Experimental Validation

Comparative Analysis

BiCo is benchmarked against four representative methods (Textual Inversion, DreamBooth-LoRA, DreamVideo, DualReal), each adapted to a consistent T2V backbone for fair assessment. On 40 compositional cases sampled from DAVIS and internet sources, quantitative metrics (CLIP-T, DINO-I) and human evaluations (concept preservation, prompt fidelity, motion quality) demonstrate that BiCo achieves state-of-the-art performance across all axes.

Figure 4: Qualitative comparison—BiCo delivers high-fidelity compositional generation, accurately preserving and combining concepts compared to baselines.

Notably, BiCo outperforms DualReal by a significant margin in subjective overall quality (+54.67%), and uniquely supports non-object concepts, multi-concept extraction, arbitrary modality input, and prompt-driven composition.

Ablations and Component Analysis

Comprehensive ablations illustrate the contributions of each architectural element. Hierarchical binders substantially enhance per-block concept retention. DAM’s prompt diversification and absorbent token yield marked improvements in concept-token disambiguation. TDS further improves compatibility and detail preservation in cross-modal compositions, while inverted training stabilizes optimization and bolsters final quality outcomes.

Figure 5: Component case study—visual inputs (above) and composed outputs (below), revealing the additive benefits of hierarchical binders, DAM, absorbent tokens, and TDS.

Qualitative Results and Applications

BiCo generalizes beyond basic concept transfer, supporting complex compositions (styles, motions), multi-concept scenarios, and flexible prompt-controlled fusion. Visual results exhibit high consistency with source content and prompt instructions.

Figure 6: Diverse qualitative results—BiCo excels across style transfer, motion synthesis, and multi-concept assembly in both image and video domains.

Beyond compositional synthesis, BiCo lends itself to tasks such as concept decomposition and text-guided editing. Selective retention or modification of specific tokens enables versatile content manipulation, applicable to single or multi-modal inputs.

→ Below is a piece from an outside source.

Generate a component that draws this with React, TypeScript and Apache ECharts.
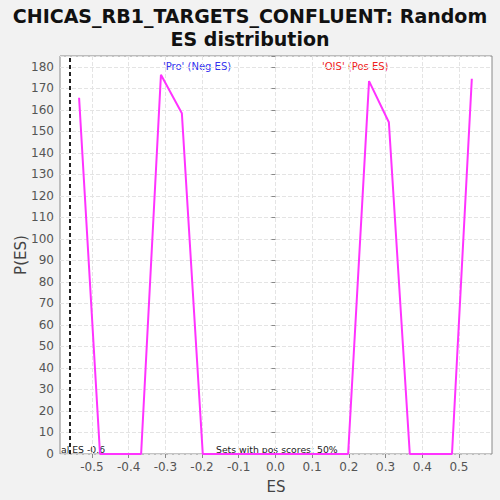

Figure 7: Extended applications—BiCo enables targeted decomposition (e.g., extracting all dogs from a multi-animal scene) and fine-grained text-guided editing.

Limitations and Future Directions

BiCo currently treats all prompt tokens equally during composition, whereas token importance is unevenly distributed—subject and motion tokens are typically more critical than function words. This uniform weighting can lead to concept drift, such as failure to reproduce atypical visual elements (Figure 8), or erroneous semantic reasoning in complex tasks. Future directions include adaptive token prioritization and integration of advanced VLM reasoning mechanisms to refine captioning and compositional logic.

Figure 8: Failure cases—token-equal weighting causes color drift and incorrect object reasoning (e.g., unnatural limb additions).

Conclusion

BiCo represents a technically rigorous advancement in concept-prompt binding for visual content composition. Its hierarchical binder architecture, DAM, and TDS collectively enable simultaneous extraction and integration of arbitrary concepts across modalities without explicit mask inputs or extensive retraining. Empirical validation underscores its superiority in concept fidelity, prompt-following, and motion realism, with direct applicability to creative synthesis, video editing, and concept decomposition. Continued research on token-adaptive composition and reasoning-enriched prompting is warranted to further enhance control and reliability in multi-concept visual generation.